All these arguments can easily be framed as laissez-faire free-market capitalist boosterism. It's elitist—it's arrogant and foolish not to appeal to as large a segment of your potential market as possible. The public hates it—if a majority of the market isn't willing to pay for it, then by definition, it has no value. Governments shouldn't pay for it—if it can't make it's own way in the market, then it's irresponsible of government to artificially prop it up.

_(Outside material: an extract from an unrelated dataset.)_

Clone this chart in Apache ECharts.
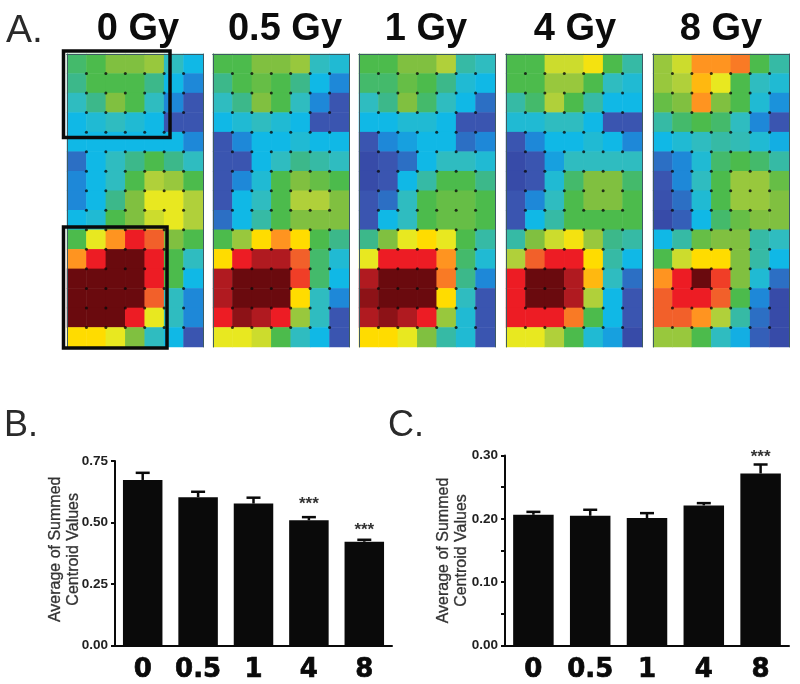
<!DOCTYPE html>
<html><head><meta charset="utf-8">
<style>html,body{margin:0;padding:0;background:#fff}#c{width:800px;height:684px}</style>
<script src="https://cdn.jsdelivr.net/npm/echarts@6/dist/echarts.min.js"></script>
</head><body><div id="c"></div>
<script>
// Heatmap levels: 0 (dark blue) ... 15 (maroon); rows top to bottom, 7 columns
const gy0 = [
 [5.5,6,7,7,7.5,4,3],[5,6,6,6,5,3,2],[4,5,7,6,4,2,1],[3,3.5,4,3.5,3,1,1],[3,3,3,3,3,3,2],
 [1.5,3,4,5,6,5,4],[2,3,4,6,8,7.5,6],[2,3,5,7,9,9,8],[3,3.5,6,7,8.5,9,8],
 [6,9,11,13,12,7,6],[11,13,15,15,13,6,4],[15,15,15,15,13,6,3],[15,15,15,15,12,4,2],[15,15,15,13,9,4,2],[10,10,9,7,4,3,1]];
const gy05 = [
 [6,6,7,7,7.5,4,3.5],[5,6,6.5,6,5,3,2],[4,5,7,6,4,2,1],[3,3.5,4,3.5,3,1,1],[1,2,3,3,3.5,3,3],
 [1,1,3,4,5,4.5,4],[1,2,3.5,6,7,6.5,6],[1,3,4,6,8,8,7],[1.5,3,4.5,6,7,7,7],
 [6,7.5,10,11,10,6,5],[10,13,14,14,12,5.5,3.5],[14,15,15,15,12.5,5.5,3],[14,15,15,15,10,4,2],[13,14.5,14,13,7.5,4,1],[9,9,8.5,6,4,3,1]];
const gy1 = [
 [6,6,7,7,8,4.5,4],[5.5,5.5,6.5,6,5,3.5,3],[4,5,7,5.5,4,3,1.5],[3,3,3.5,3.5,3,1,1],[1,2,2.5,3,3,1.5,2],
 [0.5,1,1.5,3,4,4,3.5],[0.5,1,3,4.5,6,6,5],[1,1.5,4,6,6.5,6.5,6],[1,3,4,6,6.5,6.5,6],
 [5,7,9,10,9,6,4.5],[9,13,13,13,11,5.5,3.5],[14,15,15,15,11.5,5,2],[14.5,15,15,15,10,4,1],[14,14.5,14,13,7.5,3.5,1],[10,10,9,7,4.5,3.5,1]];
const gy4 = [
 [6,6,8.5,8.5,9.5,6,4.5],[6,6,7.5,7.5,6,4,3.5],[4.5,5.5,8,6,4.5,3,3],[3.5,3.5,4,4,3,1,1],[1,2,3,3,3.5,3,2],
 [0.5,1,2.5,4,4,4,4],[0.5,1,3.5,5.5,7,7,5.5],[1,2,4,6,7,7,6],[1,3,4.5,6,6,6,6],
 [4.5,7,8.5,9.5,7.5,5,4.5],[8,12,13,13,10,4.5,3],[13,15,15,14,10.5,4,1.5],[13,15,15,14,8,3,1],[13,13,13,11.5,6,3,1],[9,9,8,6,3.5,2.5,0.5]];
const gy8 = [
 [7.5,8.5,11,11,11.5,6,4.5],[7.5,8,10.5,9,6,4,3.5],[6.5,7,11,7,6,3.5,2.2],[4.5,5.5,6,5.5,4,2,1],[3,3.5,4,4.5,4.2,3.5,2.8],
 [1.5,2,3.5,5.5,6,5.5,4.5],[1,2,4,6,7.5,7.5,6.5],[0.8,1.5,3.5,6,7.5,7.5,7],[0.5,1.2,3,5.5,6.5,7,7],
 [3,4.5,6.5,7,7,4.5,4],[6,8.5,10,10,7,4.5,3],[11,13,15,12.5,7,3.5,1.5],[12,13,13,12,6,2,0.5],[12,12,11,8,4.5,1.5,0.5],[7.5,7.5,6,4,2.8,1.2,0.5]];
const doseTitles = ['0 Gy','0.5 Gy','1 Gy','4 Gy','8 Gy'];
const titleLeft = [133,280,421,570,716];
const panelLeft = [67,213,359,506,653];
const panelWidth = 136, panelTop = 54, panelHeight = 293;
const levelColors = ['#34409f','#3a55b0','#1e88d8','#10b8e6','#2fbcc0','#3cb88a','#4cbb4c','#80c040','#b0d03a','#e8e820','#ffdc00','#ff9420','#f2602a','#ed1c24','#b01a20','#6a0a0e'];

const doses = ['0','0.5','1','4','8'];
const bValues = [0.673,0.603,0.577,0.509,0.422];
const bUpper  = [0.702,0.625,0.601,0.522,0.430];
const bStars  = [null,null,null,0.573,0.468];
const cValues = [0.2064,0.2048,0.2012,0.2212,0.2716];
const cUpper  = [0.2110,0.2143,0.2090,0.2248,0.2858];
const cStars  = [null,null,null,null,0.2975];

const FONT = '"Liberation Sans", Arial, sans-serif';
const panels = [gy0,gy05,gy1,gy4,gy8];
const colCats = [0,1,2,3,4,5,6], rowCats = [...Array(15).keys()];

const grids=[],xAxes=[],yAxes=[],series=[],titles=[];
const thin = {show:true,lineStyle:{color:'#3d5a62',width:1}};
const hiddenCat = (idx,data,extra)=>Object.assign({type:'category',gridIndex:idx,data,axisLine:thin,axisTick:{show:false},axisLabel:{show:false},splitLine:{show:false},z:6},extra||{});
const valAxis = (idx,max,extra)=>Object.assign({type:'value',gridIndex:idx,min:0,max,interval:1,axisLine:thin,axisTick:{show:false},axisLabel:{show:false},splitLine:{show:false},z:6},extra||{});
const heatIdx=[];
panels.forEach((rows,p)=>{
  grids.push({left:panelLeft[p],top:panelTop,width:panelWidth,height:panelHeight});
  xAxes.push(hiddenCat(p,colCats,{position:'bottom'}));
  xAxes.push(valAxis(p,7,{position:'top'}));
  yAxes.push(hiddenCat(p,rowCats,{inverse:true,position:'left'}));
  yAxes.push(valAxis(p,15,{inverse:true,position:'right'}));
  const cells=[],dots=[];
  rows.forEach((row,r)=>row.forEach((v,c)=>{
    cells.push([c,r,v]);
    if(r>0&&c>0) dots.push([c,r]);
  }));
  heatIdx.push(series.length);
  series.push({type:'heatmap',xAxisIndex:2*p,yAxisIndex:2*p,data:cells,itemStyle:{borderWidth:0},progressive:0,silent:true});
  series.push({type:'scatter',xAxisIndex:2*p+1,yAxisIndex:2*p+1,data:dots,symbolSize:3,itemStyle:{color:'#0a0a0a'},silent:true,z:4});
  titles.push({text:doseTitles[p],left:titleLeft[p],top:6,textAlign:'center',textStyle:{fontFamily:FONT,fontWeight:'bold',fontSize:38,color:'#0c0c0c'}});
});
[['A.',1,7,39],['B.',-1,403,36],['C.',383,403,36]].forEach(([t,l,tp,fs])=>titles.push({text:t,left:l,top:tp,textStyle:{fontFamily:FONT,fontWeight:'normal',fontSize:fs,color:'#2a2a2a'}}));

const doseStars={};
const errItem = (params,api)=>{
  const i=api.value(0),lo=api.coord([i,api.value(1)]),hi=api.coord([i,api.value(2)]),star=doseStars[params.seriesIndex][i];
  const style={stroke:'#0a0a0a',lineWidth:2.5,fill:null};
  const ch=[
    {type:'line',shape:{x1:lo[0],y1:lo[1],x2:lo[0],y2:hi[1]},style},
    {type:'line',shape:{x1:lo[0]-7,y1:hi[1],x2:lo[0]+7,y2:hi[1]},style}];
  if(star!==null) ch.push({type:'text',style:{text:'***',x:lo[0],y:api.coord([i,star])[1],align:'center',verticalAlign:'middle',font:'bold 17px '+FONT,fill:'#333'}});
  return {type:'group',children:ch};
};
function addBars(g,left,top,width,height,max,interval,minor,vals,upper,stars,barW,nameGap,namePad){
  grids.push({left,top,width,height});
  xAxes.push({type:'category',gridIndex:g,data:doses,axisLine:{lineStyle:{color:'#0a0a0a',width:2}},axisTick:{alignWithLabel:true,length:4,lineStyle:{color:'#0a0a0a',width:2}},
    axisLabel:{margin:12,fontFamily:'"DejaVu Sans", sans-serif',fontWeight:'bold',fontSize:26,color:'#0a0a0a',textBorderColor:'#0a0a0a',textBorderWidth:0.7,interval:0}});
  yAxes.push({type:'value',gridIndex:g,min:0,max,interval,
    name:'Average of Summed\nCentroid Values',nameLocation:'middle',nameRotate:90,nameGap,nameMoveOverlap:false,
    nameTextStyle:{fontFamily:FONT,fontSize:16,lineHeight:18,color:'#333',fontWeight:'normal',textBorderColor:'#333',textBorderWidth:0.3,padding:[0,0,0,namePad]},
    axisLine:{show:true,lineStyle:{color:'#0a0a0a',width:2}},axisTick:{show:true,length:4,lineStyle:{color:'#0a0a0a',width:2}},
    minorTick:minor?{show:true,splitNumber:2,length:4,lineStyle:{color:'#0a0a0a',width:2}}:{show:false},
    axisLabel:{margin:7,fontFamily:FONT,fontWeight:'bold',fontSize:13.5,color:'#222',formatter:v=>v.toFixed(2)},splitLine:{show:false}});
  const xi=xAxes.length-1,yi=yAxes.length-1;
  series.push({type:'bar',xAxisIndex:xi,yAxisIndex:yi,data:vals,barWidth:barW,itemStyle:{color:'#0a0a0a'},silent:true,z:3});
  doseStars[series.length]=stars;
  series.push({type:'custom',xAxisIndex:xi,yAxisIndex:yi,data:vals.map((v,i)=>[i,v,upper[i]]),renderItem:errItem,silent:true,z:2,encode:{x:0,y:[1,2]}});
}
addBars(5,115,461,277,185,0.75,0.25,false,bValues,bUpper,bStars,39.5,32,8);
addBars(6,505,455.5,284,190,0.30,0.10,true,cValues,cUpper,cStars,40.5,34.5,0);

const chart=echarts.init(document.getElementById('c'),null,{renderer:'canvas'});
chart.setOption({
  animation:false,backgroundColor:'#ffffff',
  title:titles,grid:grids,xAxis:xAxes,yAxis:yAxes,series,
  visualMap:{show:false,type:'continuous',min:0,max:15,dimension:2,seriesIndex:heatIdx,inRange:{color:levelColors}},
  graphic:[
    {type:'rect',z:50,shape:{x:63.5,y:51,width:106.5,height:86.5},style:{fill:null,stroke:'#0a0a0a',lineWidth:3.5}},
    {type:'rect',z:50,shape:{x:63.5,y:227,width:103.5,height:121},style:{fill:null,stroke:'#0a0a0a',lineWidth:3.5}}
  ]
});
</script></body></html>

That last one has been deployed against arts funding for years now. When the government funds arts that wouldn't gain sufficient traction in the free market for survival, those making this argument see it as somehow cheating, bending the rules, gaming the system. What they can never let themselves admit is that the rules of free-market capitalism are bent all the time—if they weren't, capitalism and any society based on it would collapse. When the Federal Reserve tinkers with interest rates and the money supply to ensure that the markets don't slip into runaway monopolistic inflation or an insurmountable depression, it's gaming the system. When Congress engineers tax credits and deductions to encourage corporate behavior that the market would otherwise unduly punish, it's gaming the system. Medicare? Unemployment benefits? Face it—it's government spending that keeps the economically disaffected from turning into revolutionaries. Any free-market capitalist system requires perpetual benevolent interference to protect it against its own potential for economic and political damage.

In receiving and expecting state support, the arts aren't playing outside the rules, they're playing by the exact same rules everybody else does. Of course, to say this in American politics is unthinkable—far better to blame government itself. Or individual incidents of corporate malfeasance. Or, yes, industries that unfairly leech off your taxes in violation of a magically self-sustaining market.

It's too bad, because I think a composer would have a terrific sense of how to utilize and capitalize on the true nature of democracy. We like to think that democracy is all about choosing the best person for the job. Now, I'm not sure the best possible person has ever been chosen for the job, and frankly, democracy's record at being able to pick out even the lesser of two evils is pretty spotty. But that's not the point—democracy is less a process than a performance, a choreographed drama designed to give voters the satisfaction of feeling like they have some control over their own governance. It's a formalized, orchestrated, arranged, conducted ritual. It's composed, in other words. It's incredibly dense textures. It's irregular, sometimes unpredictable rhythms. It's aleatoric—what is an election, after all, but chance operations within a tightly controlled framework? A modernist composer would find the levers of democracy awfully familiar. They know the job. The trouble is convincing the electorate that it's a real one.

3 comments:

Anonymous said...

Good post--thanks. I was struck by this sentence in Stove's article:

We know what forms such funding takes when a Goebbels or a Zhdanov directs it.

This is clumsy--it isn't the forms of the funding but its allocation that we care about--but the meaning is clear enough. But it undermines Stove's case, because if Goebbels and Zhdanov's cultural policies had anything in common, surely it wasn't that they fostered "hypermodernism"--on the contrary, in fact.

Stove wants to blame something he doesn't like, namely Modernist music, on something else he doesn't like, namely state support for the arts; the effort leads to incoherence.

mta said...

An oft-cited curmudgeonly canard from Stove's article:

>>>“Twentieth-century music,” Amis wrote in 1982, “is like pedophilia. No matter how persuasively and persistently its champions urge their cause, it will never be accepted by the public at large, who will continue to regard it with incomprehension, outrage and repugnance.”

It's worth pointing out, however, that Benjamin Britten, who was enthusiastic about both subjects, is widely regarded as one of England's greatest -- and most accessible -- twentieth century composers.

These blanket condemnations of everything written after 1945 are just bizarre.

Unknown said...

Great post! If I have to hear one more person tout 'the market' like it's some inerrant panacea, I might just throw up on staff paper and make someone play it.